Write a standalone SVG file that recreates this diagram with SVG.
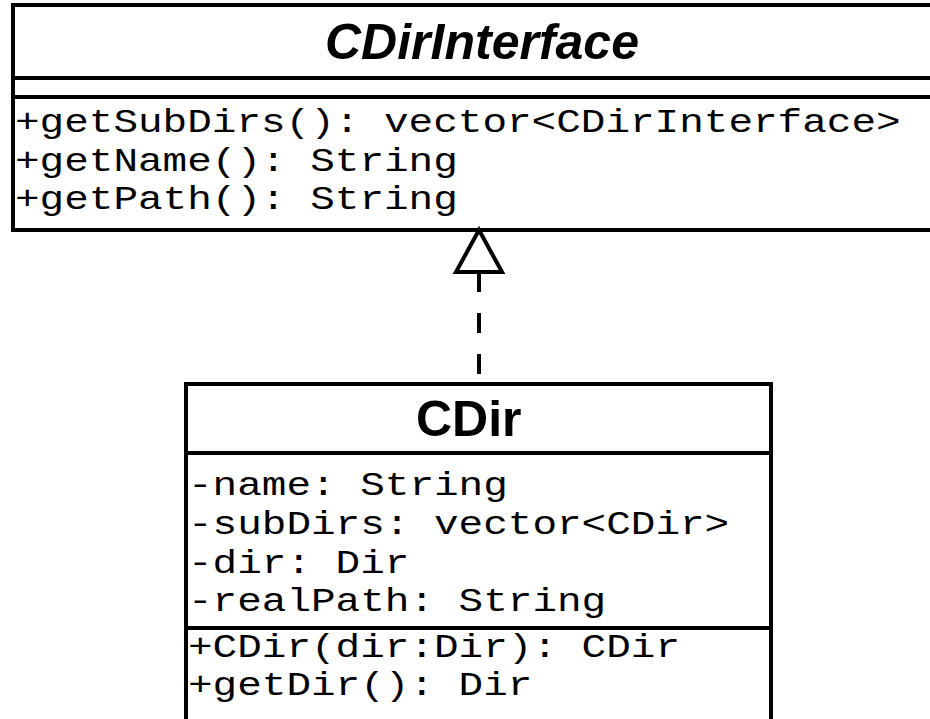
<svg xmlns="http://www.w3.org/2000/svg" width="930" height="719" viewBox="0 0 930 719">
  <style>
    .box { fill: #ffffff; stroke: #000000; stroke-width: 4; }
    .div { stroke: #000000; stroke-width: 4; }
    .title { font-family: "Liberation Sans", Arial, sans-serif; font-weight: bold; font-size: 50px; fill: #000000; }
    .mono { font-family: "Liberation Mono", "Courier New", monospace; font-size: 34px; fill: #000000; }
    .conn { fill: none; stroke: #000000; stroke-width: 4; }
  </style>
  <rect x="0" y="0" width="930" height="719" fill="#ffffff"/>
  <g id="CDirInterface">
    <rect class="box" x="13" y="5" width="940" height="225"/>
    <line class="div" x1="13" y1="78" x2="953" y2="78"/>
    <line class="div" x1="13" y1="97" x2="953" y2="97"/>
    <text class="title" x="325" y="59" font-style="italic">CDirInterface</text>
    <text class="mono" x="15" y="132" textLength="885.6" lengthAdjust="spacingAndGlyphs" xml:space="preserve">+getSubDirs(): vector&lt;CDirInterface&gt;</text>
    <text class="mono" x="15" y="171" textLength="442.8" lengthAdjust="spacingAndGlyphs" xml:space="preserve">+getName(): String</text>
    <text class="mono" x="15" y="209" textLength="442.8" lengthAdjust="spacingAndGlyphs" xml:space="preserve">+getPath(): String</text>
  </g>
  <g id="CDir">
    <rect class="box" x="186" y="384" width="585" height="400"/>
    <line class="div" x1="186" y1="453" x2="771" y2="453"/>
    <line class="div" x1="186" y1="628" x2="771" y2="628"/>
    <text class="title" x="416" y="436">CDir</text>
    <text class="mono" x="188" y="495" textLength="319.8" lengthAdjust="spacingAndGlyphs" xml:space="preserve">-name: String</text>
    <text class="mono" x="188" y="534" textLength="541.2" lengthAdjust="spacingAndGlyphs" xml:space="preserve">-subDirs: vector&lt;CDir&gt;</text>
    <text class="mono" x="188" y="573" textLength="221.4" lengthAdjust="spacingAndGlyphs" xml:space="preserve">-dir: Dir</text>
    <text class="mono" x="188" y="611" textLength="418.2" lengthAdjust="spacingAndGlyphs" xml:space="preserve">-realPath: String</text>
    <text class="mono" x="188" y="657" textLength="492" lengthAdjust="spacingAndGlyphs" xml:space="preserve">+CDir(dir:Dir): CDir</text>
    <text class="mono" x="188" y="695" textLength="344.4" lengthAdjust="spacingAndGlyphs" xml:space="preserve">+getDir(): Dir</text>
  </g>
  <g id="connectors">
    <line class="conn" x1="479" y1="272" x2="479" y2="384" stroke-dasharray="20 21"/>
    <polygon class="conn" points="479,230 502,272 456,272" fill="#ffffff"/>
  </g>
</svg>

* * * * *

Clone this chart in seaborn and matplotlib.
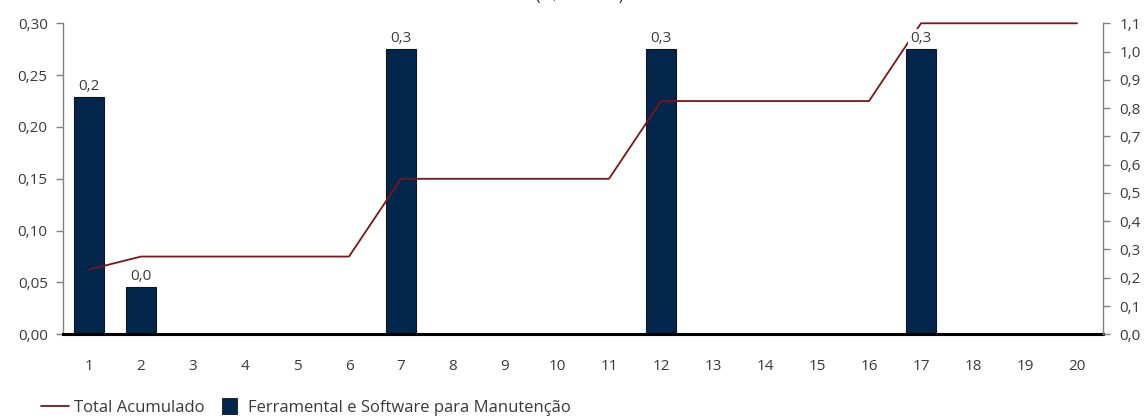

* * * * *

- Stated exercise:
Take each line containing the string "this" and copy it out.

- Complete response:
Write a standalone SVG file that recreates this diagram with SVG.
Clone this chart in seaborn and matplotlib.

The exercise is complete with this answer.